Ramona Kywe The Chinese Woman, Mrs. J, Kim Lee Park, the Reporter, the Joy Luck Club Woman, the Asian Schoolgirl
Ching Chong Chinaman marks Ramona's fifth production with A-Squared. So needless to say, we love her to pieces. And we know you will, too! We asked Ramona seven questions about A-Squared, the play, and acting. Here's what she had to say.
Tell us about your A-Squared beginnings. When and how did you get involved with the company? My first time working with A-Squared was their first edition of My Asian Mom back in 2012. It was really incredible timing because one day I was browsing through my Facebook newsfeed and I ran into this post from A-Squared asking for stories about your Asian mom and to send them an email. I always wanted a chance to work with them and get to know other Asian Americans in theater, so I did. We had our first meeting brainstorming the production of My Asian Mom, and the rest is history. I don't know where I would be today had I not seen that post.
Describe your character in 3 words or less. There's too many.........
What is your favorite characteristic of Lauren Yee’s Ching Chong Chinaman? There's a lot of ridiculousness that happens in the play to the point where it can get a little disturbing and offensive. At the same time, there's still a lot of depth within the situations and statements from the play that address issues of race, culture, and identity and that's why I think it's brilliant.
How have you been preparing for your role? Books, movies, shows, research. And tell us about your learning and preparation process as an actor. There's a number of random things I've had to look into for this play. Research is always important depending on what's required of your character. Along with all that, it's discovering the character by performing and bringing their words to life, as well as listening to the director and working with your fellow actors as you perform the scenes. New discoveries are made constantly during the rehearsal process, sometimes even during the show's run.
Does your role draw any parallels to your own life? Would you be friends with your character? What I can say is that there are certain aspects of me that may reinforce certain Asian stereotypes, and I think we all do that to some degree. So on that level it does parallel my life in different ways. I don't think I'd mind being friends if we were on the same plane of existence, if that makes sense.
Most memorable rehearsal moment to date?
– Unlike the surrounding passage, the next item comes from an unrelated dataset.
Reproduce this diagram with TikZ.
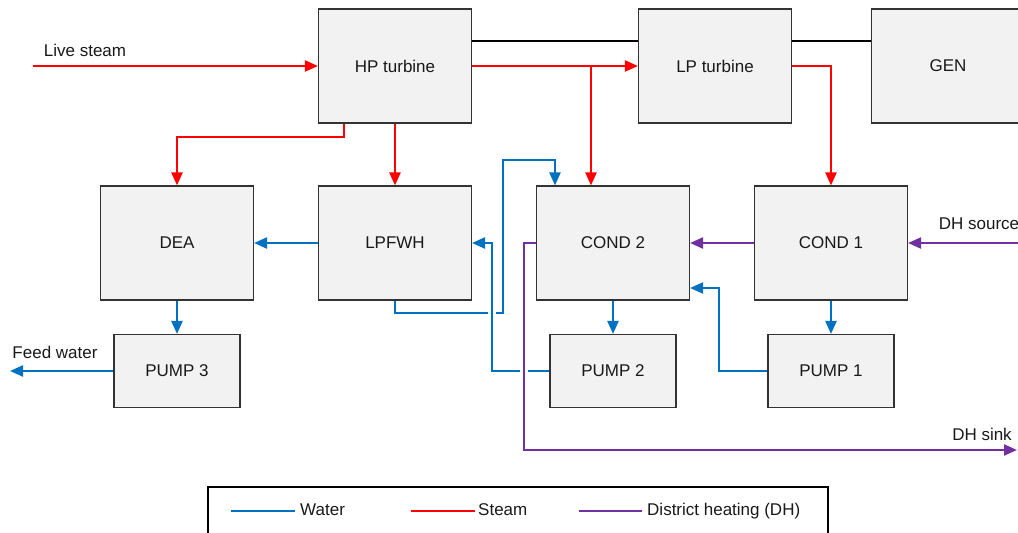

I held a guinea pig and had to pretend he was a yak.
What is the best piece of advice you’ve received as an actor? What advice would you give to aspiring actors? Be open physically and emotionally. Be free in the work. It sounds simple and easy, but it's something I and quite a few actors I've met struggle with even now, because there is something about our body's defense mechanism that can work against you when you're presenting yourself so openly. Nothing gets you further than letting yourself be free in the work.
Ramona's Bio Ramona Kywe is an artistic associate with A-Squared Theatre Workshop for which she performed in Really Rosie and all three installments of My Asian Mom. Ramona's other credits include Dream Theater Company's Women: A Comedy as well as their 24 hour playfests, various productions with CIRCA Pintig,and various sketch comedy shows with Democracy Burlesque. In July, she performed in Democracy Burlesque's (De)Generations: Sketch Comedy About Kids, Old People, And Everything In Between. She is a graduate of Columbia College with a BA in Theater.